Summarizing now the various models we have discussed, we find that:
1. The Uniformitarian-evolution-linear model is totally inadequate to explain the presence of human remains in the geologic record, as these remains are in direct contradiction to the model's premise of slow, progressive development from simple, primitive beginnings.

2. The Extraterrestrialist model is dependent upon the unproven existence of aliens from outer space, and rests on the false assumption that man himself could not have produced the out-of-place artifacts - even though they are in fact accompanied by human skeletal remains and imprints.

3. The Catastrophic evolution model presupposes the existence of a highly improbable number of destroyed civilizations to explain the buried objects, and cannot answer the basic question of the origins of man by evolution, since his remains are found as far back as the earliest fossil layer.

4. The Creation-Flood model offers a workable solution to the mystery of out-of-place fossil relics, which is also consistent with observable geologic phenomena based on a catastrophic premise.
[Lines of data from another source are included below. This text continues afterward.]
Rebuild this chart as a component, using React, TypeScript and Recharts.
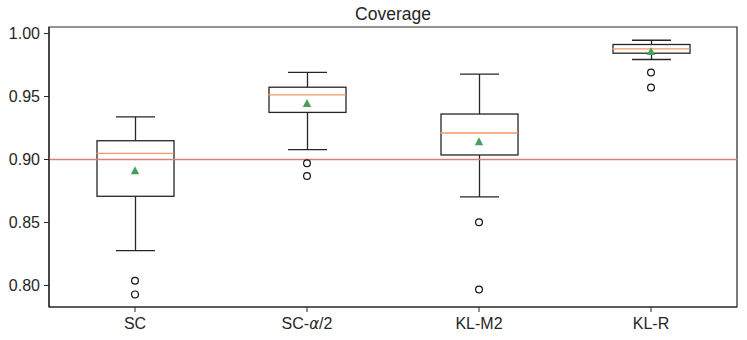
import React from 'react';
import {
  ComposedChart,
  Bar,
  Scatter,
  XAxis,
  YAxis,
  ReferenceLine,
  ReferenceArea,
} from 'recharts';

const categories = ['SC', 'SC-α/2', 'KL-M2', 'KL-R'];
const whiskerLow = [0.8277, 0.9078, 0.8703, 0.9794];
const q1 = [0.8708, 0.9374, 0.9036, 0.9844];
const median = [0.9049, 0.9513, 0.921, 0.9878];
const q3 = [0.9149, 0.9574, 0.9361, 0.9913];
const whiskerHigh = [0.9339, 0.9691, 0.9678, 0.9947];
const mean = [0.8911, 0.9445, 0.9141, 0.9857];
const outlierA = [0.8037, 0.897, 0.8502, 0.9691];
const outlierB = [0.7929, 0.8869, 0.7968, 0.9572];
const yTicks = [0.8, 0.85, 0.9, 0.95, 1.0];
const yDomain = [0.7829, 1.0052];
const referenceValue = 0.9;
const title = 'Coverage';

const data = categories.map((name, i) => ({
  name,
  whisker: [whiskerLow[i], whiskerHigh[i]],
  box: [q1[i], q3[i]],
  median: median[i],
  mean: mean[i],
  outA: outlierA[i],
  outB: outlierB[i],
}));

const INK = '#262626';
const FONT = '"Liberation Sans", Arial, sans-serif';

const WhiskerShape = (p: any) => {
  const { x, y, width, height } = p;
  const top = Math.min(y, y + height);
  const bot = Math.max(y, y + height);
  const cx = x + width / 2;
  return (
    <g stroke={INK} strokeWidth={1.3} fill="none">
      <line x1={cx} x2={cx} y1={top} y2={bot} />
      <line x1={x} x2={x + width} y1={top} y2={top} />
      <line x1={x} x2={x + width} y1={bot} y2={bot} />
    </g>
  );
};

const BoxShape = (p: any) => {
  const { x, y, width, height } = p;
  const top = Math.min(y, y + height);
  return (
    <rect
      x={x}
      y={top}
      width={width}
      height={Math.abs(height)}
      fill="#ffffff"
      stroke={INK}
      strokeWidth={1.3}
    />
  );
};

const MedianShape = (p: any) => {
  const { cx, cy } = p;
  if (cx == null || cy == null) return <g />;
  return (
    <line
      x1={cx - 38.7}
      x2={cx + 38.7}
      y1={cy}
      y2={cy}
      stroke="#f39a63"
      strokeWidth={1.4}
    />
  );
};

const MeanShape = (p: any) => {
  const { cx, cy } = p;
  if (cx == null || cy == null) return <g />;
  return (
    <path
      d={`M${cx},${cy - 4.5} L${cx + 4.2},${cy + 3.5} L${cx - 4.2},${cy + 3.5} Z`}
      fill="#44a05c"
    />
  );
};

const OutlierShape = (p: any) => {
  const { cx, cy } = p;
  if (cx == null || cy == null) return <g />;
  return <circle cx={cx} cy={cy} r={3.4} fill="none" stroke="#111" strokeWidth={1.2} />;
};

const XTick = (p: any) => {
  const { x, y, payload } = p;
  const label: string = String(payload.value);
  const parts = label.split('α');
  return (
    <text x={x} y={y} dy="0.71em" textAnchor="middle" fill={INK} fontSize={16} fontFamily={FONT}>
      {parts.length > 1 ? (
        <>
          <tspan>{parts[0]}</tspan>
          <tspan fontStyle="italic" fontFamily='"DejaVu Sans", sans-serif' fontSize={15}>α</tspan>
          <tspan>{parts[1]}</tspan>
        </>
      ) : (
        label
      )}
    </text>
  );
};

export default function App() {
  return (
    <div style={{ position: 'absolute', left: 0, top: 0, width: 747, height: 340, background: '#fff' }}>
      <ComposedChart
        width={747}
        height={340}
        data={data}
        margin={{ top: 27, right: 10, bottom: 0, left: 0 }}
      >
        <XAxis
          dataKey="name"
          type="category"
          height={33}
          tick={<XTick />}
          tickSize={5}
          tickMargin={6}
          stroke={INK}
          axisLine={{ stroke: INK, strokeWidth: 1.2 }}
          tickLine={{ stroke: INK, strokeWidth: 1 }}
          interval={0}
        />
        <XAxis xAxisId="w" dataKey="name" hide />
        <XAxis xAxisId="b" dataKey="name" hide />
        <YAxis
          type="number"
          domain={yDomain}
          allowDataOverflow
          ticks={yTicks}
          tickFormatter={(v: number) => v.toFixed(2)}
          width={49}
          tickSize={5}
          tickMargin={4}
          tick={{ fill: INK, fontSize: 16, fontFamily: FONT }}
          axisLine={{ stroke: INK, strokeWidth: 1.2 }}
          tickLine={{ stroke: INK, strokeWidth: 1 }}
        />
        <ReferenceLine y={referenceValue} stroke="#d97f7f" strokeWidth={1.5} />
        <Bar xAxisId="w" dataKey="whisker" barSize={39} shape={<WhiskerShape />} isAnimationActive={false} />
        <Bar xAxisId="b" dataKey="box" barSize={77} shape={<BoxShape />} isAnimationActive={false} />
        <Scatter dataKey="median" shape={<MedianShape />} isAnimationActive={false} />
        <Scatter dataKey="mean" shape={<MeanShape />} isAnimationActive={false} />
        <Scatter dataKey="outA" shape={<OutlierShape />} isAnimationActive={false} />
        <Scatter dataKey="outB" shape={<OutlierShape />} isAnimationActive={false} />
        <ReferenceArea
          y1={yDomain[0]}
          y2={yDomain[1]}
          fill="none"
          fillOpacity={0}
          stroke={INK}
          strokeWidth={1.2}
          ifOverflow="visible"
        />
      </ComposedChart>
      <svg width={747} height={30} style={{ position: 'absolute', left: 0, top: 0, pointerEvents: 'none' }}>
        <text x={393} y={19.5} textAnchor="middle" fontSize={17.5} fontFamily={FONT} fill={INK}>
          {title}
        </text>
      </svg>
    </div>
  );
}
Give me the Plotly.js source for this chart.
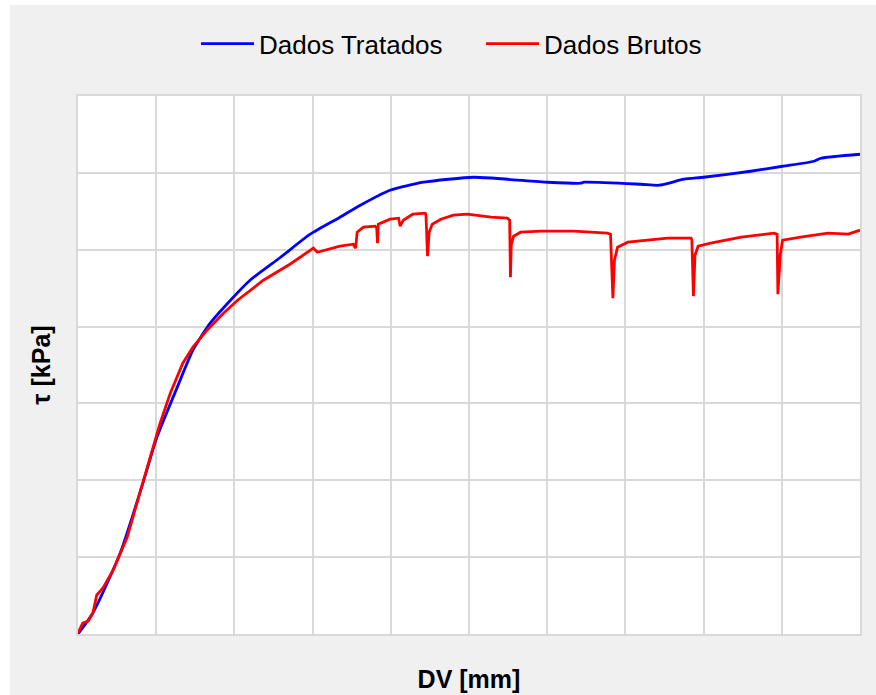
<!DOCTYPE html>
<html>
<head>
<meta charset="utf-8">
<script src="https://cdn.plot.ly/plotly-3.0.1.min.js"></script>
<style>
  html, body { margin: 0; padding: 0; background: #ffffff; }
  #chart { position: absolute; left: 10px; top: 5px; width: 866px; height: 690px; }
</style>
</head>
<body>
<div id="chart"></div>
<script>
// Dados Tratados (blue)
const tratadosDV = [0, 0.19, 0.54, 0.83, 1.01, 1.27, 1.47, 1.69, 1.95, 2.20, 2.59, 2.97, 3.35, 3.61, 3.99, 4.42, 5.06, 5.49, 6.01, 6.43, 6.47, 7.20, 7.43, 7.75, 8.00, 8.60, 9.01, 9.41, 9.50, 10.0];
const tratadosTau = [0, 2.73, 10.53, 19.64, 25.62, 32.12, 36.93, 40.44, 43.43, 46.03, 49.02, 52.02, 54.23, 55.79, 57.74, 58.78, 59.43, 59.17, 58.78, 58.65, 58.78, 58.52, 58.39, 59.17, 59.43, 60.21, 60.86, 61.51, 61.90, 62.42];

// Dados Brutos (red)
const brutosDV = [0, 0.06, 0.13, 0.19, 0.24, 0.32, 0.45, 0.54, 0.63, 0.79, 0.96, 1.05, 1.18, 1.34, 1.47, 1.65, 1.86, 2.04, 2.37, 2.71, 3.01, 3.06, 3.35, 3.52, 3.55, 3.57, 3.65, 3.80, 3.82, 3.83, 3.84, 3.99, 4.10, 4.12, 4.16, 4.28, 4.44, 4.45, 4.47, 4.49, 4.53, 4.64, 4.80, 4.98, 5.28, 5.49, 5.52, 5.53, 5.54, 5.57, 5.66, 5.92, 6.34, 6.77, 6.81, 6.84, 6.86, 6.90, 7.03, 7.32, 7.54, 7.84, 7.85, 7.87, 7.89, 7.93, 8.09, 8.48, 8.90, 8.94, 8.95, 8.98, 9.01, 9.24, 9.59, 9.85, 9.92, 10.0];
const brutosTau = [0.13, 1.43, 1.69, 2.73, 5.07, 5.98, 8.32, 10.53, 12.61, 18.34, 24.32, 27.44, 31.34, 35.24, 37.32, 39.53, 41.74, 43.43, 46.03, 48.11, 50.2, 49.67, 50.46, 50.72, 50.2, 52.28, 52.93, 53.06, 52.8, 50.85, 53.32, 53.97, 54.1, 53.06, 53.84, 54.62, 54.75, 54.49, 49.15, 52.28, 53.32, 53.97, 54.49, 54.62, 54.23, 54.1, 53.84, 46.42, 50.59, 51.76, 52.28, 52.41, 52.41, 52.15, 52.02, 43.69, 48.63, 50.33, 50.98, 51.24, 51.50, 51.50, 51.24, 43.95, 49.28, 50.46, 50.85, 51.63, 52.15, 52.02, 44.21, 49.28, 51.24, 51.63, 52.15, 52.02, 52.28, 52.54];

const traces = [
  { x: tratadosDV, y: tratadosTau, type: 'scatter', mode: 'lines', name: 'Dados Tratados',
    line: { color: '#0000ff', width: 2.8, shape: 'spline', smoothing: 0.6 } },
  { x: brutosDV, y: brutosTau, type: 'scatter', mode: 'lines', name: 'Dados Brutos',
    line: { color: '#ff0000', width: 2.8 } }
];

const axisCommon = {
  showticklabels: false, ticks: '', showgrid: true, gridcolor: '#d9d9d9', gridwidth: 2,
  zeroline: false, showline: true, mirror: true, linecolor: '#d9d9d9', linewidth: 2
};

const layout = {
  width: 866, height: 690,
  paper_bgcolor: '#f0f0f0', plot_bgcolor: '#ffffff',
  margin: { l: 68, r: 16, t: 91, b: 61 },
  font: { family: 'Liberation Sans, Arial, sans-serif', color: '#000000' },
  showlegend: true,
  legend: { orientation: 'h', x: 0.1509, xanchor: 'left', y: 1.097, yanchor: 'middle',
            font: { size: 26 }, bgcolor: 'rgba(0,0,0,0)', itemwidth: 53,
            entrywidth: 217, entrywidthmode: 'pixels' },
  xaxis: Object.assign({}, axisCommon, { range: [0, 10], dtick: 1,
    title: { text: '<b>DV [mm]</b>', font: { size: 25 }, standoff: 35 } }),
  yaxis: Object.assign({}, axisCommon, { range: [0, 70], dtick: 10,
    title: { text: '<b>τ [kPa]</b>', font: { size: 25 }, standoff: 18 } })
};

Plotly.newPlot('chart', traces, layout, { staticPlot: true, displayModeBar: false });
</script>
</body>
</html>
The model also explains similarities and parallels between out-of-place finds in diverse layers, which no other model can do.

Based on these findings, then, we must conclude that the Creationist model is superior to all other models in supplying answers to the riddle of human remains and artifacts in the geologic record. These 'strange relics from the depths of the earth,' in fact, testify to the validity of the Creation-Flood model, and tend to prove wrong the major concepts of all other models so far proposed.